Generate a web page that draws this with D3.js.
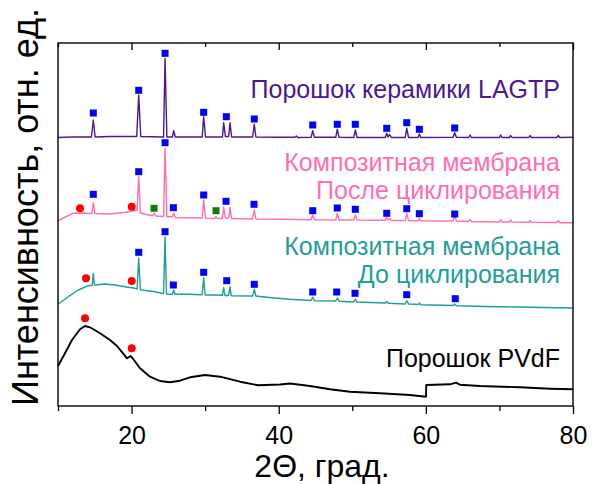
<!DOCTYPE html>
<html><head><meta charset="utf-8">
<script src="https://cdn.jsdelivr.net/npm/d3@7"></script>
<style>html,body{margin:0;padding:0;background:#fff;}svg{display:block;font-family:"Liberation Sans",Arial,sans-serif;}</style>
</head><body>
<script>
// ---- data: [2θ, intensity (arb. units)] ----
const lagtp = [[10,268.5],[12,269],[14.55,269],[14.8,286],[15.05,269],[17,269.5],[20.7,269.5],[20.97,311],[21.25,269.5],[24.35,269],[24.55,347.7],[24.8,269],[25.55,269],[25.73,275.3],[25.95,269],[29.6,269],[29.8,289.3],[30.05,269],[32.35,269],[32.52,283.3],[32.75,269.5],[33.2,269.5],[33.38,283.3],[33.6,269],[36.45,269],[36.68,281.7],[36.9,269],[40,268.7],[42.2,268.7],[42.4,270],[42.6,268.5],[44.4,268.7],[44.62,275.3],[44.85,268.7],[47.75,268.7],[47.96,276.7],[48.2,268.7],[50.2,268.5],[50.41,276],[50.65,268.5],[52,268.5],[54.5,268.5],[54.68,272.7],[54.85,269],[55.1,271.5],[55.3,268.5],[57.2,268.5],[57.4,277.7],[57.65,268.5],[58.95,268.5],[59.11,272],[59.3,268.5],[63.7,268.7],[63.92,273.3],[64.15,268.7],[65.8,268.5],[66,271],[66.2,268.5],[70,268.5],[70.17,271],[70.35,268.5],[71.35,268.5],[71.53,270.5],[71.7,268.5],[74,268.5],[74.16,270.5],[74.35,268.5],[77.8,268.5],[78,270.5],[78.2,268.5],[80,268.7]];
const pink = [[10,185.3],[11,189],[12,192.7],[13.5,193],[14.6,192.5],[14.8,203],[15,192.5],[17,192],[19,193.5],[20.3,195.3],[20.75,196],[20.97,229.3],[21.2,193],[22,191.5],[22.9,190.3],[23.09,193],[23.3,190],[24.35,189.5],[24.55,257.7],[24.8,189.5],[25.55,189],[25.73,192.7],[25.95,188.5],[29.6,188],[29.8,206],[30.05,187.7],[31.3,187.5],[31.48,189.5],[31.65,187.5],[32.35,187.5],[32.52,198.7],[32.75,188],[33.2,188],[33.38,198.7],[33.6,187.5],[36.45,187],[36.68,196],[36.9,187],[40,186.7],[44.4,186.3],[44.62,191],[44.85,186.3],[47.75,186],[47.96,192.7],[48.2,186],[50.2,186],[50.41,191],[50.65,186],[54.5,185.7],[54.68,188.7],[54.85,186],[55.1,187.5],[55.3,185.5],[57.2,185.5],[57.4,192.7],[57.65,185.5],[58.95,185.3],[59.11,187.7],[59.3,185.3],[63.7,185],[63.92,190],[64.15,185],[65.8,184.5],[66,186.5],[66.2,184.5],[70,184],[70.17,186.5],[70.35,184],[71.35,184],[71.53,186],[71.7,184],[74,183.7],[74.16,185.7],[74.35,183.7],[77.8,183.5],[78,185.5],[78.2,183.3],[80,183.3]];
const teal = [[10,101.7],[11.4,109.3],[12.76,116],[14.12,120.3],[14.65,120.8],[14.8,132.7],[14.95,121],[16.39,122],[17.75,121],[19.1,119.3],[20.47,117.7],[20.75,117],[20.97,147.7],[21.2,116.3],[21.38,116],[23.18,114.3],[24.1,112.7],[24.35,112.5],[24.55,169],[24.75,112],[25,111.7],[25.55,111.7],[25.73,116],[25.9,111.7],[27.7,111.7],[29.6,111.3],[29.8,128.3],[30,111],[31.34,111],[32.35,110.7],[32.52,118.3],[32.7,110.5],[33.2,110.5],[33.38,119.3],[33.55,110.3],[36.45,110],[36.68,116.7],[36.9,110],[39,108.3],[41.5,106.7],[44.4,105.5],[44.62,108.7],[44.85,105.3],[47.75,105],[47.96,108],[48.2,104.8],[50.2,104],[50.41,106.7],[50.65,104],[54.5,103],[54.68,104.5],[54.9,102.7],[57.2,102],[57.4,105.3],[57.65,102],[59,101.5],[59.11,103],[59.3,101.3],[63.7,100.5],[63.92,102],[64.15,100.3],[68,99.5],[72,99],[76,98.5],[80,98]];
const pvdf = [[10,40],[10.95,52.7],[11.9,66],[12.99,76.7],[13.67,80],[14.35,78.7],[15.71,72.7],[17.07,66],[18.02,60],[18.84,52.7],[19.38,47.7],[19.88,50],[20.19,47.3],[21.15,37.7],[22.5,29.3],[23.86,25],[25.22,23.7],[26.58,25.3],[27.94,28.7],[29.98,31],[32.02,29.3],[34.74,24.3],[37.18,20.7],[40.18,21.5],[41.53,22.5],[44.25,20],[46.97,16.7],[49.69,14.3],[53.77,12.7],[57.85,11],[60.02,9.3],[60.05,21],[63.28,21.7],[64.1,23.3],[64.6,21.3],[67.36,20],[72.8,18.7],[76.88,17.3],[80,16.7]];

// markers
const blueLagtp = [[14.8,293],[20.97,315.7],[24.55,352.7],[29.8,293.7],[32.88,289.3],[36.68,287],[44.62,281],[47.96,281.7],[50.41,281.7],[54.68,277.7],[57.4,283.3],[59.11,276.7],[63.92,278]];
const bluePink = [[14.8,211.7],[20.97,234.3],[24.55,263.3],[25.68,198.3],[29.8,211],[32.84,204.7],[36.64,201.7],[44.62,195.3],[47.96,198],[50.41,196.7],[54.68,192.7],[57.4,197.3],[59.11,192.3],[63.92,192]];
const redPink = [[12.99,197.7],[20.02,199.3]];
const greenPink = [[23.05,197.7],[31.48,195.3]];
const blueTeal = [[20.97,153.7],[24.55,174.3],[25.68,121],[29.8,133.7],[32.93,125.3],[36.68,121.7],[44.62,114],[47.88,114],[50.37,112.7],[57.4,111.3],[64,107.3]];
const redTeal = [[13.81,127.7],[20.02,125]];
const redPvdf = [[13.67,87.7],[20.02,57.7]];

const xTicks = [10,20,30,40,50,60,70,80];
const xLabeled = [20,40,60,80];
const labelLagtp = ["Порошок керамики LAGTP"];
const labelPink = ["Композитная мембрана","После циклирования"];
const labelTeal = ["Композитная мембрана","До циклирования"];
const labelPvdf = ["Порошок PVdF"];
const xTitle = "2Θ, град.";
const yTitle = "Интенсивность, отн. ед.";

// ---- drawing ----
const W = 592, H = 484;
const m = {l:58, r:573, t:43, b:406};
const svg = d3.select("body").append("svg").attr("width",W).attr("height",H);
const x = d3.scaleLinear().domain([10,80]).range([m.l,m.r]);
const y = d3.scaleLinear().domain([0,363]).range([m.b,m.t]);
const line = d3.line().x(d=>x(d[0])).y(d=>y(d[1]));

const cPurple="#4d1892", cPink="#ff6eb4", cTeal="#1f9e9a", cBlack="#000";
[[lagtp,cPurple,1.4],[pink,cPink,1.4],[teal,cTeal,1.4],[pvdf,cBlack,1.9]].forEach(([d,c,w])=>{
  svg.append("path").datum(d).attr("d",line).attr("fill","none").attr("stroke",c).attr("stroke-width",w).attr("stroke-linejoin","round");
});

function squares(d,c){svg.append("g").selectAll("rect").data(d).join("rect")
  .attr("x",p=>x(p[0])-3.5).attr("y",p=>y(p[1])-3.5).attr("width",7).attr("height",7).attr("fill",c);}
function circles(d,c){svg.append("g").selectAll("circle").data(d).join("circle")
  .attr("cx",p=>x(p[0])).attr("cy",p=>y(p[1])).attr("r",4).attr("fill",c);}
squares(blueLagtp,"#0000ff"); squares(bluePink,"#0000ff"); squares(blueTeal,"#0000ff");
squares(greenPink,"#0a800a");
circles(redPink,"#ff0000"); circles(redTeal,"#ff0000"); circles(redPvdf,"#ff0000");

// axes
const gB = svg.append("g").attr("transform",`translate(0,${m.b})`)
  .call(d3.axisBottom(x).tickValues(xTicks).tickSize(7).tickSizeOuter(0).tickFormat(v=>xLabeled.includes(v)?v:""));
gB.selectAll(".tick line").attr("y2",v=>xLabeled.includes(v)?8:5);
gB.selectAll("text").attr("font-size",25).attr("font-family","Liberation Sans, Arial, sans-serif").attr("fill","#000").attr("dy","0.71em").attr("y",20);
const gT = svg.append("g").attr("transform",`translate(0,${m.t})`)
  .call(d3.axisBottom(x).tickValues(xTicks).tickSize(6).tickSizeOuter(0).tickFormat(""));
gT.selectAll(".tick line").attr("y2",v=>xLabeled.includes(v)?7:4);
svg.selectAll(".domain").remove();
svg.append("rect").attr("x",m.l).attr("y",m.t).attr("width",m.r-m.l).attr("height",m.b-m.t)
  .attr("fill","none").attr("stroke","#000").attr("stroke-width",1.4);
svg.selectAll(".tick line").attr("stroke","#000").attr("stroke-width",1.3);

// titles
svg.append("text").attr("x",322).attr("y",477).attr("text-anchor","middle")
  .attr("font-size",32).text(xTitle);
svg.append("text").attr("transform",`translate(38,${207}) rotate(-90)`).attr("text-anchor","middle")
  .attr("font-size",36).text(yTitle);

// series labels (multi-line labels as one text with tspans)
function label(lines,c,y0,dy){
  const t = svg.append("text").attr("text-anchor","end").attr("font-size",25).attr("fill",c);
  lines.forEach((s,i)=>t.append("tspan").attr("x",560).attr("y",y0+i*dy).text(s));
}
label(labelLagtp,cPurple,98,0);
label(labelPink,cPink,171,28);
label(labelTeal,cTeal,255,28);
label(labelPvdf,cBlack,367,0);
</script>
</body></html>
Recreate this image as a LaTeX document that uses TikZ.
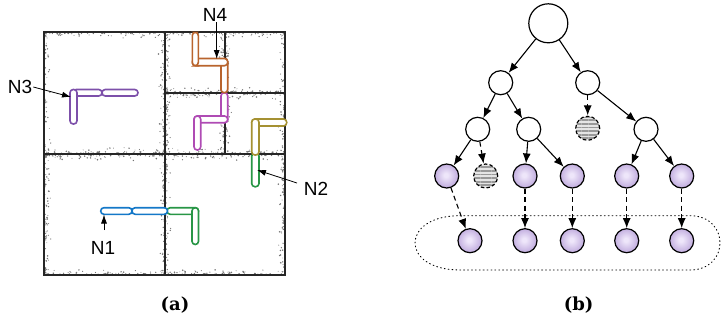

» **GOAL OF THE EXERCISE**:
Determine the number of lines in the data that contain "with" as a word or string, and state only that number.

» **EXPECTED OUTPUT**:
2